FAQ: Mandatory Sign Questions
What is a mandatory sign?
A mandatory sign is a safety sign that tells people what action must be taken, such as wearing PPE or following a required procedure.
What color is a mandatory sign?
Under ISO safety sign conventions, a mandatory sign is usually a blue circular sign with a white pictogram that indicates a required action.
Where should mandatory signs be placed?
Mandatory signs should be placed at entry points to controlled zones, at the point where action is required, and before the risk begins. They should remain visible, well-lit, and unobstructed.
Are mandatory signs required by OSHA?
OSHA expects workplaces to communicate hazards effectively and provides specifications and guidance for accident prevention signs and tags under 29 CFR 1910.145. The key requirement is that signs must effectively communicate necessary actions and hazards.
What is ISO 7010 and why does it matter?
ISO 7010 is an international standard that defines safety symbols intended to be universally understood, helping workplaces communicate safety requirements consistently across languages.

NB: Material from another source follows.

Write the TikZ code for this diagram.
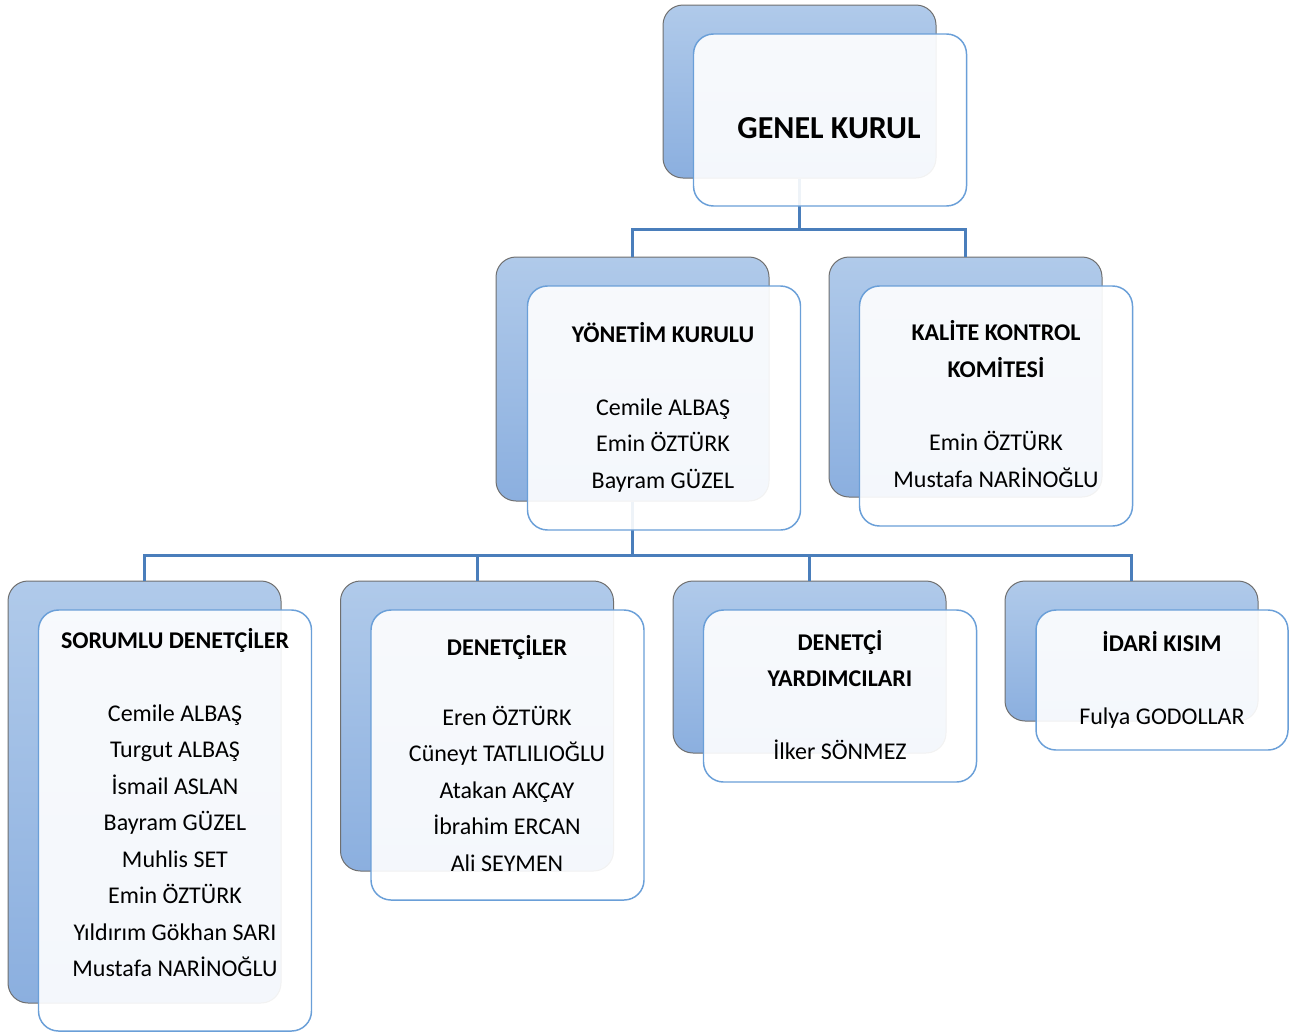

Conclusion: Mandatory Signs Improve Safety and Strengthen Compliance
A mandatory sign is one of the most effective tools for improving safety, supporting compliance, and preventing workplace injuries. When designed according to recognized standards such as ISO 7010 and aligned with regional guidance such as OSHA and ANSI frameworks, these signs provide clear instruction that reduces confusion and reinforces safety behavior. The most successful safety programs use mandatory signage as part of a system that includes training, PPE availability, audits, and continuous improvement. With workplace injury costs reaching $176.5 billion in 2023, improving compliance through clear mandatory signs is not only a regulatory responsibility but also a smart operational investment.